The performance was consulted and recommended by Hans Schavernoch and is probably the first realisation of whole Wagners Parsifal as a pantomime on the complete recording of Wagners score played from 6 loudspeakers around audience, which create in some places of this stage mystery an effect of voices from the heaven, slowly moving up above the audience. This staging presented two actors of Parsifal (1. young and 2. reborned "Erlöser" in Act 3) and 3 actresses of Kundry, because we see them in long time distance in the circulation of their incarnations, till they together at the end became an ideal one being of the "Erlöser", which is only Parsifal and Kundry together, after their near-Tantric ritual of reaching the Grail – state of mind. Salvation comes after the fullfilling of lost capability of live and love of at least two beings together, which through their compassion and love, cojuction of the oposit men and women principles brings salvation to the whole world.

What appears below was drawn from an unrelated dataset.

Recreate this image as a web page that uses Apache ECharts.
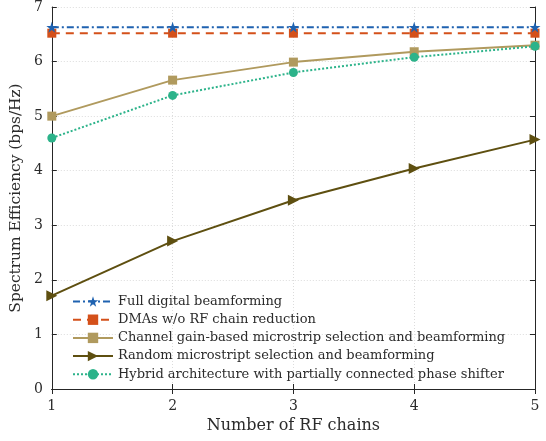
<!DOCTYPE html>
<html>
<head>
<meta charset="utf-8">
<script src="https://cdn.jsdelivr.net/npm/echarts@6/dist/echarts.min.js"></script>
<style>html,body{margin:0;padding:0;background:#fff}#c{width:546px;height:441px}</style>
</head>
<body>
<div id="c"></div>
<script>
const rfChains = [1, 2, 3, 4, 5];
const fullDigital = [6.63, 6.63, 6.63, 6.63, 6.63];
const dmaNoReduction = [6.52, 6.52, 6.52, 6.52, 6.52];
const channelGain = [5.00, 5.66, 5.99, 6.18, 6.30];
const randomSel = [1.71, 2.71, 3.46, 4.04, 4.57];
const hybrid = [4.60, 5.38, 5.80, 6.08, 6.28];
const seriesNames = [
  'Full digital beamforming',
  'DMAs w/o RF chain reduction',
  'Channel gain-based microstrip selection and beamforming',
  'Random microstript selection and beamforming',
  'Hybrid architecture with partially connected phase shifter'
];
const yTicks = [0, 1, 2, 3, 4, 5, 6, 7];

const FONT = 'DejaVu Serif';
const star = 'path://M50,0 L61.8,35.1 L98.1,35.1 L68.8,56.8 L79.4,91.9 L50,70.3 L20.6,91.9 L31.2,56.8 L1.9,35.1 L38.2,35.1 Z';
const pts = arr => rfChains.map((x, i) => [x, arr[i]]);

const chart = echarts.init(document.getElementById('c'), null, {renderer: 'canvas'});
const axisLineColor = '#262626';
const textColor = '#2b2b2b';
const gridLine = {show: true, lineStyle: {color: '#dcdcdc', type: [1, 2], width: 1}};

chart.setOption({
  animation: false,
  backgroundColor: '#fff',
  textStyle: {fontFamily: FONT},
  grid: {left: 51, right: 11, top: 6, bottom: 52},
  legend: {
    orient: 'vertical', left: 67, top: 290,
    itemWidth: 40, itemHeight: 13, itemGap: 5.2,
    textStyle: {fontFamily: FONT, fontSize: 13, color: textColor},
    data: seriesNames
  },
  xAxis: [{
    type: 'value', min: 1, max: 5, interval: 1,
    name: 'Number of RF chains', nameLocation: 'middle', nameGap: 29,
    nameTextStyle: {fontFamily: FONT, fontSize: 16, color: textColor},
    axisLine: {lineStyle: {color: axisLineColor, width: 1}},
    axisTick: {inside: true, length: 5, lineStyle: {color: axisLineColor}},
    axisLabel: {fontFamily: FONT, fontSize: 14, color: textColor, margin: 10},
    splitLine: gridLine
  }, {
    type: 'value', min: 1, max: 5, interval: 1, position: 'top',
    axisLine: {lineStyle: {color: axisLineColor, width: 1}},
    axisTick: {inside: true, length: 5, lineStyle: {color: axisLineColor}},
    axisLabel: {show: false}, splitLine: {show: false}
  }],
  yAxis: [{
    type: 'value', min: yTicks[0], max: yTicks[yTicks.length - 1], interval: 1,
    name: 'Spectrum Efficiency (bps/Hz)', nameLocation: 'middle', nameGap: 21,
    nameTextStyle: {fontFamily: FONT, fontSize: 15.4, color: textColor},
    axisLine: {show: true, lineStyle: {color: axisLineColor, width: 1}},
    axisTick: {show: true, inside: true, length: 5, lineStyle: {color: axisLineColor}},
    axisLabel: {fontFamily: FONT, fontSize: 14, color: textColor, margin: 9},
    splitLine: gridLine
  }, {
    type: 'value', min: yTicks[0], max: yTicks[yTicks.length - 1], interval: 1, position: 'right',
    axisLine: {show: true, lineStyle: {color: axisLineColor, width: 1}},
    axisTick: {show: true, inside: true, length: 5, lineStyle: {color: axisLineColor}},
    axisLabel: {show: false}, splitLine: {show: false}
  }],
  series: [
    {name: seriesNames[0], type: 'line', data: pts(fullDigital), symbol: star, symbolSize: 11,
     lineStyle: {color: '#1f62b0', width: 2, type: [7, 3, 2, 3]}, itemStyle: {color: '#1f62b0'}, z: 5},
    {name: seriesNames[1], type: 'line', data: pts(dmaNoReduction), symbol: 'rect', symbolSize: 9,
     lineStyle: {color: '#d4501a', width: 2, type: [8, 6]}, itemStyle: {color: '#d4501a'}, z: 4},
    {name: seriesNames[2], type: 'line', data: pts(channelGain), symbol: 'rect', symbolSize: 9,
     lineStyle: {color: '#b09a5e', width: 2, type: 'solid'}, itemStyle: {color: '#b09a5e'}, z: 3},
    {name: seriesNames[3], type: 'line', data: pts(randomSel), symbol: 'triangle', symbolRotate: -90, symbolSize: 11,
     lineStyle: {color: '#5e4f10', width: 2, type: 'solid'}, itemStyle: {color: '#5e4f10'}, z: 3},
    {name: seriesNames[4], type: 'line', data: pts(hybrid), symbol: 'circle', symbolSize: 9,
     lineStyle: {color: '#2cb38a', width: 2, type: [2, 2]}, itemStyle: {color: '#2cb38a'}, z: 3}
  ]
});
</script>
</body>
</html>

The hidden philosophic intentions of Wagners drama are shown on the stage with gestures and situations, which go not only descriptive to saying of characters- many times we see a counterpoint between what they say, and what they realy think and do. We see mixture of Hindu mudras and gnostic-christian gestures in rituals, which would like to reborn the forgotten rituals of old. But with no provocation or vulgarity, only with humility, which comes from a conection of Wagners "Parsifal" and his Hindu-drama "Die Sieger".

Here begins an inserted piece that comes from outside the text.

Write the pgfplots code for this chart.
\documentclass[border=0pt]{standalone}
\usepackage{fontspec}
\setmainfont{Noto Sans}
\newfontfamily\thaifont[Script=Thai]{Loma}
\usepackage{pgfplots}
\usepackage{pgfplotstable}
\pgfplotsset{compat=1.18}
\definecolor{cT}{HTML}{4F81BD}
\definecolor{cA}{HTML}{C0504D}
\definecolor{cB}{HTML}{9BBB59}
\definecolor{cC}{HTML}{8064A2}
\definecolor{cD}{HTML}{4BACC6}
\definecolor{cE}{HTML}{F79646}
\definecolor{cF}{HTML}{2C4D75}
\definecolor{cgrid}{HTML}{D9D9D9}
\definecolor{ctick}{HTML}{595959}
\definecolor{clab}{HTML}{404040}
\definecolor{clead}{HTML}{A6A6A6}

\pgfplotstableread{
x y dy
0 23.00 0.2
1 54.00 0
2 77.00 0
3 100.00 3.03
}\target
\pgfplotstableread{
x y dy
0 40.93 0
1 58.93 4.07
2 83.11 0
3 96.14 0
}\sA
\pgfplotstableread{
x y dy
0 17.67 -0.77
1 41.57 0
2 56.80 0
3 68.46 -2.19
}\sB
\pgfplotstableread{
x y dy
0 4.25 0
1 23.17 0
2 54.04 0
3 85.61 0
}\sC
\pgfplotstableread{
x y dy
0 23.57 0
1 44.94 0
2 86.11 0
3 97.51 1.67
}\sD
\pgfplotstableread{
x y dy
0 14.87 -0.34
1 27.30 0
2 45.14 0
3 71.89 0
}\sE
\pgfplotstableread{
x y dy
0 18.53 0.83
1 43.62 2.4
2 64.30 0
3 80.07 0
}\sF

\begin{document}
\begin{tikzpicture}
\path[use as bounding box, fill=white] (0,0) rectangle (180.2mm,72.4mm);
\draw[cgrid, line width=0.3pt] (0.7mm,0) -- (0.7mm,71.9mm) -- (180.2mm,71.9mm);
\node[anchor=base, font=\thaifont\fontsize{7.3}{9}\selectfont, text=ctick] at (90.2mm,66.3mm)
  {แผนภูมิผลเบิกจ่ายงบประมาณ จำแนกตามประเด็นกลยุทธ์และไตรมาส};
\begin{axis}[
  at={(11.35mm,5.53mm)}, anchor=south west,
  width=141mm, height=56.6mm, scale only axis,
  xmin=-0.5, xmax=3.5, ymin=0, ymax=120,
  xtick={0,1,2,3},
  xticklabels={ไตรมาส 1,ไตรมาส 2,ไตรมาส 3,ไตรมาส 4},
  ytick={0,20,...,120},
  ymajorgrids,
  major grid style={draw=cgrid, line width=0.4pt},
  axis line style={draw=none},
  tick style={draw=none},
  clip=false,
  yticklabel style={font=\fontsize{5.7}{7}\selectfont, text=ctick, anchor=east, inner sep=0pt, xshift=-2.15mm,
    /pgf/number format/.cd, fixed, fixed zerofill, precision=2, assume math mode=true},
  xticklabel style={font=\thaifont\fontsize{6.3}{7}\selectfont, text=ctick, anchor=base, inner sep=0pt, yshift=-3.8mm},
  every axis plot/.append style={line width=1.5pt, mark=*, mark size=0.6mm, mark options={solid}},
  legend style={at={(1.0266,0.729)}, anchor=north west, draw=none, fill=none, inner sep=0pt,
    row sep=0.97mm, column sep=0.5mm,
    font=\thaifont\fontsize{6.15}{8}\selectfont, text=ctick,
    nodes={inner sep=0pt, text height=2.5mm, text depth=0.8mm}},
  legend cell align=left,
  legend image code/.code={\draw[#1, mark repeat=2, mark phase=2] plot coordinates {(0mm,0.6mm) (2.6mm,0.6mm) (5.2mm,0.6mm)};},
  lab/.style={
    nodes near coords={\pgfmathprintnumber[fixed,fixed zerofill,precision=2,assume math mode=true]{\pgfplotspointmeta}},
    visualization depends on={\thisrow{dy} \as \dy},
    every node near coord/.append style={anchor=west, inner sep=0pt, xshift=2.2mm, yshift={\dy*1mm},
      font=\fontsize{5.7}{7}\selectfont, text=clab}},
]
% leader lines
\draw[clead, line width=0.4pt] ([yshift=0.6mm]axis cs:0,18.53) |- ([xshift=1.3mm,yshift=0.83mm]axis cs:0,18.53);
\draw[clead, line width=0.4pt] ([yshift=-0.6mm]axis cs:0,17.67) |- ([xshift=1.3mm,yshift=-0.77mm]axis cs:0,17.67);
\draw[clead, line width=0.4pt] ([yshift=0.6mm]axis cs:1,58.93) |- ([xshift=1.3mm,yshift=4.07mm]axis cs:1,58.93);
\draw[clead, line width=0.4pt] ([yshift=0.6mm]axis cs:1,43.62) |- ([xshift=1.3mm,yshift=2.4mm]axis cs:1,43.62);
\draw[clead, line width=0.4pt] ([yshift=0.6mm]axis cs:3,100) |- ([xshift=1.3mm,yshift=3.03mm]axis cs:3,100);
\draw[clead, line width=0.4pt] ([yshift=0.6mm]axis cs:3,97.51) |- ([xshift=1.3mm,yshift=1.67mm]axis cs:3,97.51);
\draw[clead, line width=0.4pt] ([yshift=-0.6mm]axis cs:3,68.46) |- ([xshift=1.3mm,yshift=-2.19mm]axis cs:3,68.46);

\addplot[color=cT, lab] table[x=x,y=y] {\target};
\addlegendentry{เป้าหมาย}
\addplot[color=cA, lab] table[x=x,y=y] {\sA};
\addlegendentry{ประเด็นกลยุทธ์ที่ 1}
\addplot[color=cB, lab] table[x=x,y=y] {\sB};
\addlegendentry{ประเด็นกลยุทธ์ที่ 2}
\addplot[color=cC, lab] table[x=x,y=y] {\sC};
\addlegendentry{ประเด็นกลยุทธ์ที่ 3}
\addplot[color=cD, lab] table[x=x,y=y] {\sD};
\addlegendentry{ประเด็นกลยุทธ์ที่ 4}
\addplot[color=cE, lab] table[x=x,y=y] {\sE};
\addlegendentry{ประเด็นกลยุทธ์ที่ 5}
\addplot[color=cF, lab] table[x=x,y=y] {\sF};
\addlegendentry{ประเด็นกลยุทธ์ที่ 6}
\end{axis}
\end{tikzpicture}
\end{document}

Light in this performance breaths close with Wagners music, shows living unity with the dramatic hearth of Wagners Parsifal. The audience can almost touch the actors, no long distance between actors and audience, which can create sense of farness of the action an his theme. More about this perfomance you may find on www.kiseljov.ic.cz under "Parsifal ND Brno".

Next actions of the Richard-Wagner-Society Brno are exhibitions of paintings and performances of Vladimir Kiseljov, which are inspired and acompanied by Wagners, Bruckners and Rimsky-Korsakovs Music and interpretation of those musical works from sight of philosophy, music and visual dramatic art.

Those actions také place in Brno, Praha, Ostrava, Jihlava (as a part of international music festival Mahler Jihlava 2009) and other cities of Czech republic. One of the actions is a performance, when Vladimir Kiseljov live in front of an audience with music relizes his wall-paintings of Wagners Parsifal – on 22. 6. 2009 in „Galery of Critics“- Adria Palace in the centre of Praha. Other actions of Wagners Society of Brno you will find on www.wagnerbrno.cz.